• **Your goal**
Skip the pictures and quote all of the lines exactly.

• **Given material**
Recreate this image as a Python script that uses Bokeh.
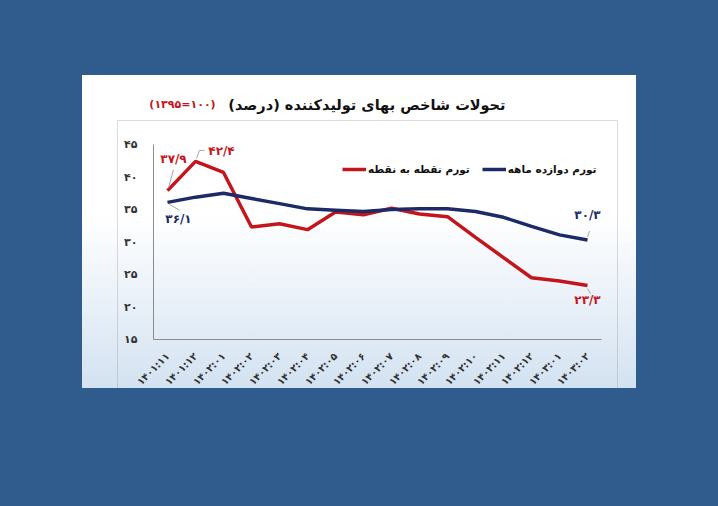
import math
from bokeh.plotting import figure
from bokeh.models import (Range1d, FixedTicker, Label, BoxAnnotation, Legend,
                          LegendItem, GlobalInlineStyleSheet, ColumnDataSource)
from bokeh.embed import file_html
from bokeh.resources import INLINE
from bokeh.core.properties import value

# ---------------- data ----------------
months = ["۱۴۰۱:۱۱", "۱۴۰۱:۱۲", "۱۴۰۲:۰۱", "۱۴۰۲:۰۲", "۱۴۰۲:۰۳", "۱۴۰۲:۰۴",
          "۱۴۰۲:۰۵", "۱۴۰۲:۰۶", "۱۴۰۲:۰۷", "۱۴۰۲:۰۸", "۱۴۰۲:۰۹", "۱۴۰۲:۱۰",
          "۱۴۰۲:۱۱", "۱۴۰۲:۱۲", "۱۴۰۳:۰۱", "۱۴۰۳:۰۲"]
point_to_point = [37.9, 42.4, 40.7, 32.3, 32.8, 31.9, 34.6, 34.2, 35.2, 34.3,
                  33.9, 30.7, 27.6, 24.5, 24.0, 23.3]
twelve_month = [36.1, 36.9, 37.5, 36.7, 35.9, 35.1, 34.9, 34.7, 35.0, 35.1,
                35.1, 34.7, 33.8, 32.4, 31.1, 30.3]
y_ticks = [15, 20, 25, 30, 35, 40, 45]
y_tick_labels = ["۱۵", "۲۰", "۲۵", "۳۰", "۳۵", "۴۰", "۴۵"]
title_text = "تحولات شاخص بهای تولیدکننده (درصد)\u200f"
base_text = "(۱۳۹۵=۱۰۰)"
legend_red = "تورم نقطه به نقطه"
legend_blue = "تورم دوازده ماهه"

RED = "#c3161c"
NAVY = "#1c2a68"
GRAY = "#8c8c8c"
FONT = "DejaVu Sans"

W, H = 554, 313
# chart area inside the panel (pixels from panel's left / top)
AX_L, AX_R, AX_T, AX_B = 71, 519, 69, 264
n = len(months)
x = list(range(n))
px_x = (AX_R - AX_L) / n                     # pixels per category
px_y = (AX_B - AX_T) / (y_ticks[-1] - y_ticks[0])  # pixels per unit
x_start = -0.5 - AX_L / px_x
x_end = n - 0.5 + (W - AX_R) / px_x
y_end = y_ticks[-1] + AX_T / px_y
y_start = y_ticks[0] - (H - AX_B) / px_y

p = figure(width=W, height=H,
           x_range=Range1d(x_start, x_end), y_range=Range1d(y_start, y_end),
           output_backend="svg", toolbar_location=None,
           min_border=0, min_border_left=0, min_border_right=0,
           min_border_top=0, min_border_bottom=0,
           background_fill_color=None, border_fill_color=None,
           outline_line_color=None, margin=(75, 0, 0, 82))
p.title.visible = False
p.stylesheets = [GlobalInlineStyleSheet(css="html, body { background-color: #2f5b8d; }")]
p.styles = {"background": "linear-gradient(to bottom, #ffffff 0%, #ffffff 45%, #d3e2f1 100%)"}

p.xgrid.visible = False
p.ygrid.visible = False

# inner frame box (screen units from the panel's bottom-left)
p.add_layout(BoxAnnotation(left=35, right=535, top=268, bottom=-20,
                           left_units="screen", right_units="screen",
                           top_units="screen", bottom_units="screen",
                           fill_color=None, line_color=GRAY, line_width=1,
                           level="underlay"))

# axes
p.yaxis.fixed_location = -0.5
p.yaxis.bounds = (y_ticks[0], y_ticks[-1])
p.yaxis.ticker = FixedTicker(ticks=y_ticks)
p.yaxis.major_label_overrides = {t: l for t, l in zip(y_ticks, y_tick_labels)}
p.yaxis.major_tick_line_color = None
p.yaxis.minor_tick_line_color = None
p.yaxis.axis_line_color = GRAY
p.yaxis.major_label_standoff = 10
p.yaxis.major_label_text_font = FONT
p.yaxis.major_label_text_font_size = "11px"
p.yaxis.major_label_text_font_style = "bold"
p.yaxis.major_label_text_color = "#333333"

p.xaxis.fixed_location = y_ticks[0]
p.xaxis.bounds = (-0.5, n - 0.5)
p.xaxis.ticker = FixedTicker(ticks=x)
p.xaxis.major_label_overrides = {i: m for i, m in zip(x, months)}
p.xaxis.major_tick_line_color = None
p.xaxis.minor_tick_line_color = None
p.xaxis.axis_line_color = GRAY
p.xaxis.major_label_orientation = math.pi / 4
p.xaxis.major_label_standoff = 9
p.xaxis.major_label_text_font = FONT
p.xaxis.major_label_text_font_size = "10px"
p.xaxis.major_label_text_font_style = "bold"
p.xaxis.major_label_text_color = "#333333"

# lines
r_red = p.line(x, point_to_point, line_color=RED, line_width=3.5)
r_blue = p.line(x, twelve_month, line_color=NAVY, line_width=3.5)

# data labels
lab_idx = [0, 1, 0, 15, 15]
lab_val = [point_to_point[0], point_to_point[1], twelve_month[0], twelve_month[15], point_to_point[15]]
lab_col = [RED, RED, NAVY, NAVY, RED]
lab_dx = [6, 26, 11, 0, 0]
lab_dy = [-32, -10, 17, -25, 14]
lab_txt = ["۳۷/۹", "۴۲/۴", "۳۶/۱", "۳۰/۳", "۲۳/۳"]
src = ColumnDataSource(dict(x=[x[i] for i in lab_idx], y=lab_val, t=lab_txt,
                            c=lab_col, dx=lab_dx, dy=lab_dy))
p.text(x="x", y="y", text="t", text_color="c", x_offset="dx", y_offset="dy",
       source=src, text_font=value(FONT), text_font_style="bold",
       text_font_size="12px", text_align="center", text_baseline="middle")

# leader lines (pixel offsets from the labelled point)
lead = [((1, -3), (6, -21)), ((1, -3), (4, -11)), ((2, 2), (12, 8)),
        ((0, -3), (2, -9)), ((0, 3), (3, 8))]
x0s, y0s, x1s, y1s = [], [], [], []
for (i, v), ((a, b), (c, d)) in zip(zip(lab_idx, lab_val), lead):
    x0s.append(x[i] + a / px_x); y0s.append(v - b / px_y)
    x1s.append(x[i] + c / px_x); y1s.append(v - d / px_y)
p.segment(x0s, y0s, x1s, y1s, line_color="#a6a6a6", line_width=1)
p.segment([x[1] + 4 / px_x], [point_to_point[1] + 11 / px_y],
          [x[1] + 9 / px_x], [point_to_point[1] + 11 / px_y],
          line_color="#a6a6a6", line_width=1)

# legend
legend = Legend(items=[LegendItem(label=legend_red, renderers=[r_red]),
                       LegendItem(label=legend_blue, renderers=[r_blue])],
                orientation="horizontal", location=(260, 212),
                border_line_color=None, background_fill_alpha=0,
                padding=0, margin=0, spacing=12, glyph_width=24,
                glyph_height=14, label_standoff=2, label_height=14,
                label_text_font=FONT, label_text_font_size="10.5px",
                label_text_font_style="bold", label_text_color="#111111")
p.add_layout(legend)

# title
p.add_layout(Label(x=423, y=284, x_units="screen", y_units="screen",
                   text=title_text, text_align="right", text_baseline="middle",
                   text_font=FONT, text_font_size="14.5px", text_font_style="bold",
                   text_color="#111111"))
p.add_layout(Label(x=100, y=284, x_units="screen", y_units="screen",
                   text=base_text, text_align="center", text_baseline="middle",
                   text_font=FONT, text_font_size="11px", text_font_style="bold",
                   text_color=RED))

open("out.html", "w").write(file_html(p, INLINE))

• **Result of this exercise**
Recreate this image as a Python script that uses Bokeh.
import math
from bokeh.plotting import figure
from bokeh.models import (Range1d, FixedTicker, Label, BoxAnnotation, Legend,
                          LegendItem, GlobalInlineStyleSheet, ColumnDataSource)
from bokeh.embed import file_html
from bokeh.resources import INLINE
from bokeh.core.properties import value

# ---------------- data ----------------
months = ["۱۴۰۱:۱۱", "۱۴۰۱:۱۲", "۱۴۰۲:۰۱", "۱۴۰۲:۰۲", "۱۴۰۲:۰۳", "۱۴۰۲:۰۴",
          "۱۴۰۲:۰۵", "۱۴۰۲:۰۶", "۱۴۰۲:۰۷", "۱۴۰۲:۰۸", "۱۴۰۲:۰۹", "۱۴۰۲:۱۰",
          "۱۴۰۲:۱۱", "۱۴۰۲:۱۲", "۱۴۰۳:۰۱", "۱۴۰۳:۰۲"]
point_to_point = [37.9, 42.4, 40.7, 32.3, 32.8, 31.9, 34.6, 34.2, 35.2, 34.3,
                  33.9, 30.7, 27.6, 24.5, 24.0, 23.3]
twelve_month = [36.1, 36.9, 37.5, 36.7, 35.9, 35.1, 34.9, 34.7, 35.0, 35.1,
                35.1, 34.7, 33.8, 32.4, 31.1, 30.3]
y_ticks = [15, 20, 25, 30, 35, 40, 45]
y_tick_labels = ["۱۵", "۲۰", "۲۵", "۳۰", "۳۵", "۴۰", "۴۵"]
title_text = "تحولات شاخص بهای تولیدکننده (درصد)\u200f"
base_text = "(۱۳۹۵=۱۰۰)"
legend_red = "تورم نقطه به نقطه"
legend_blue = "تورم دوازده ماهه"

RED = "#c3161c"
NAVY = "#1c2a68"
GRAY = "#8c8c8c"
FONT = "DejaVu Sans"

W, H = 554, 313
# chart area inside the panel (pixels from panel's left / top)
AX_L, AX_R, AX_T, AX_B = 71, 519, 69, 264
n = len(months)
x = list(range(n))
px_x = (AX_R - AX_L) / n                     # pixels per category
px_y = (AX_B - AX_T) / (y_ticks[-1] - y_ticks[0])  # pixels per unit
x_start = -0.5 - AX_L / px_x
x_end = n - 0.5 + (W - AX_R) / px_x
y_end = y_ticks[-1] + AX_T / px_y
y_start = y_ticks[0] - (H - AX_B) / px_y

p = figure(width=W, height=H,
           x_range=Range1d(x_start, x_end), y_range=Range1d(y_start, y_end),
           output_backend="svg", toolbar_location=None,
           min_border=0, min_border_left=0, min_border_right=0,
           min_border_top=0, min_border_bottom=0,
           background_fill_color=None, border_fill_color=None,
           outline_line_color=None, margin=(75, 0, 0, 82))
p.title.visible = False
p.stylesheets = [GlobalInlineStyleSheet(css="html, body { background-color: #2f5b8d; }")]
p.styles = {"background": "linear-gradient(to bottom, #ffffff 0%, #ffffff 45%, #d3e2f1 100%)"}

p.xgrid.visible = False
p.ygrid.visible = False

# inner frame box (screen units from the panel's bottom-left)
p.add_layout(BoxAnnotation(left=35, right=535, top=268, bottom=-20,
                           left_units="screen", right_units="screen",
                           top_units="screen", bottom_units="screen",
                           fill_color=None, line_color=GRAY, line_width=1,
                           level="underlay"))

# axes
p.yaxis.fixed_location = -0.5
p.yaxis.bounds = (y_ticks[0], y_ticks[-1])
p.yaxis.ticker = FixedTicker(ticks=y_ticks)
p.yaxis.major_label_overrides = {t: l for t, l in zip(y_ticks, y_tick_labels)}
p.yaxis.major_tick_line_color = None
p.yaxis.minor_tick_line_color = None
p.yaxis.axis_line_color = GRAY
p.yaxis.major_label_standoff = 10
p.yaxis.major_label_text_font = FONT
p.yaxis.major_label_text_font_size = "11px"
p.yaxis.major_label_text_font_style = "bold"
p.yaxis.major_label_text_color = "#333333"

p.xaxis.fixed_location = y_ticks[0]
p.xaxis.bounds = (-0.5, n - 0.5)
p.xaxis.ticker = FixedTicker(ticks=x)
p.xaxis.major_label_overrides = {i: m for i, m in zip(x, months)}
p.xaxis.major_tick_line_color = None
p.xaxis.minor_tick_line_color = None
p.xaxis.axis_line_color = GRAY
p.xaxis.major_label_orientation = math.pi / 4
p.xaxis.major_label_standoff = 9
p.xaxis.major_label_text_font = FONT
p.xaxis.major_label_text_font_size = "10px"
p.xaxis.major_label_text_font_style = "bold"
p.xaxis.major_label_text_color = "#333333"

# lines
r_red = p.line(x, point_to_point, line_color=RED, line_width=3.5)
r_blue = p.line(x, twelve_month, line_color=NAVY, line_width=3.5)

# data labels
lab_idx = [0, 1, 0, 15, 15]
lab_val = [point_to_point[0], point_to_point[1], twelve_month[0], twelve_month[15], point_to_point[15]]
lab_col = [RED, RED, NAVY, NAVY, RED]
lab_dx = [6, 26, 11, 0, 0]
lab_dy = [-32, -10, 17, -25, 14]
lab_txt = ["۳۷/۹", "۴۲/۴", "۳۶/۱", "۳۰/۳", "۲۳/۳"]
src = ColumnDataSource(dict(x=[x[i] for i in lab_idx], y=lab_val, t=lab_txt,
                            c=lab_col, dx=lab_dx, dy=lab_dy))
p.text(x="x", y="y", text="t", text_color="c", x_offset="dx", y_offset="dy",
       source=src, text_font=value(FONT), text_font_style="bold",
       text_font_size="12px", text_align="center", text_baseline="middle")

# leader lines (pixel offsets from the labelled point)
lead = [((1, -3), (6, -21)), ((1, -3), (4, -11)), ((2, 2), (12, 8)),
        ((0, -3), (2, -9)), ((0, 3), (3, 8))]
x0s, y0s, x1s, y1s = [], [], [], []
for (i, v), ((a, b), (c, d)) in zip(zip(lab_idx, lab_val), lead):
    x0s.append(x[i] + a / px_x); y0s.append(v - b / px_y)
    x1s.append(x[i] + c / px_x); y1s.append(v - d / px_y)
p.segment(x0s, y0s, x1s, y1s, line_color="#a6a6a6", line_width=1)
p.segment([x[1] + 4 / px_x], [point_to_point[1] + 11 / px_y],
          [x[1] + 9 / px_x], [point_to_point[1] + 11 / px_y],
          line_color="#a6a6a6", line_width=1)

# legend
legend = Legend(items=[LegendItem(label=legend_red, renderers=[r_red]),
                       LegendItem(label=legend_blue, renderers=[r_blue])],
                orientation="horizontal", location=(260, 212),
                border_line_color=None, background_fill_alpha=0,
                padding=0, margin=0, spacing=12, glyph_width=24,
                glyph_height=14, label_standoff=2, label_height=14,
                label_text_font=FONT, label_text_font_size="10.5px",
                label_text_font_style="bold", label_text_color="#111111")
p.add_layout(legend)

# title
p.add_layout(Label(x=423, y=284, x_units="screen", y_units="screen",
                   text=title_text, text_align="right", text_baseline="middle",
                   text_font=FONT, text_font_size="14.5px", text_font_style="bold",
                   text_color="#111111"))
p.add_layout(Label(x=100, y=284, x_units="screen", y_units="screen",
                   text=base_text, text_align="center", text_baseline="middle",
                   text_font=FONT, text_font_size="11px", text_font_style="bold",
                   text_color=RED))

open("out.html", "w").write(file_html(p, INLINE))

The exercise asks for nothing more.